Transition design matters because reforms rarely occur in a vacuum. Policymakers should anticipate political and economic headwinds by building safeguards that preserve revenue while expanding protections for vulnerable groups. Temporary measures, such as time-limited relief for low-income households during the initial rollout, can ease acceptance and prevent abrupt shocks. The longer-term objective is to convert transitional relief into permanent, predictable protections that do not require constant legislative tinkering. Such stability invites business planning, safeguards against inflationary spirals, and a stronger social contract that ties tax policy to shared prosperity rather than punitive austerity.
A practical transition strategy includes phased implementation with clear milestones and independent evaluation at key points.

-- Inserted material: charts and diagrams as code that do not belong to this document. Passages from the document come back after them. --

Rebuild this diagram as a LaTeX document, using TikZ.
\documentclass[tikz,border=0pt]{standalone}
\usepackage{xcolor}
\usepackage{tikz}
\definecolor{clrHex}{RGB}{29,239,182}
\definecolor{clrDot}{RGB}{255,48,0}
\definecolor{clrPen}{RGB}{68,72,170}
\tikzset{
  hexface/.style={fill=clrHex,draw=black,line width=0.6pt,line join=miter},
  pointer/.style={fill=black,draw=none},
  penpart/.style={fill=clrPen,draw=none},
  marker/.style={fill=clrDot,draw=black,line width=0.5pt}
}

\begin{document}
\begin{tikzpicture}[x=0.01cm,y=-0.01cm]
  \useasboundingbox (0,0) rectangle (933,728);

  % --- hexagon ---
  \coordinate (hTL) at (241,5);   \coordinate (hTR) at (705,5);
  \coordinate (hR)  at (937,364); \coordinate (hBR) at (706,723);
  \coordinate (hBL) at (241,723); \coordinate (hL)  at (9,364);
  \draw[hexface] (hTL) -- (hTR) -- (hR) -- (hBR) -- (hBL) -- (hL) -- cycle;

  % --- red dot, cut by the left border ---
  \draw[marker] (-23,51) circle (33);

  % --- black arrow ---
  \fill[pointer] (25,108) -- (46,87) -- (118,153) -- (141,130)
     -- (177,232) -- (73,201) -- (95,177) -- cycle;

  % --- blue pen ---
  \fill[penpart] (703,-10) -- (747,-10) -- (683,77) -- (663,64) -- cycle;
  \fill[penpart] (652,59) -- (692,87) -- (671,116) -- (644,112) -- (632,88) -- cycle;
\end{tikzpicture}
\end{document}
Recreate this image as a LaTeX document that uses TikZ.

These evaluations should assess whether relief is adequate, whether exemptions remain targeted, and whether enforcement costs have increased or decreased. Transparent performance dashboards that present data on impact across income groups help maintain public accountability. If evaluations reveal gaps, policymakers can adjust without undoing years of progress. The overarching aim is to preserve budgetary discipline while delivering tangible improvements in living standards for those bearing the brunt of consumption taxes.
Public legitimacy hinges on a clear explanation of why reforms are necessary and how they improve everyday life. A compelling story links tax fairness to tangible outcomes: lower vulnerability to price shocks, steadier consumption, and more equitable growth. Communicators should highlight how exemptions target basics, how credits reach the neediest households, and how administration remains accountable through audits and annual reporting. In addition, engagement with civil society, business groups, and local communities helps surface concerns and refine design details. By inviting feedback and demonstrating responsiveness, governments can cultivate a sense of shared ownership over reform.
Final design choices should reflect a careful balance between simplicity, equity, and sustainability. The preferred models typically combine a broad base with carefully calibrated relief and robust automatic stabilizers. This hybrid approach preserves revenue capacity while absorbing the regressive tendencies of broad consumption taxes. Ongoing monitoring, transparent budgeting, and adaptive policy tools ensure that protections scale with living costs and demographic changes. In practice, successful reform emerges where fiscal responsibility and social protection reinforce one another, yielding a more resilient economy and a fairer tax system for all.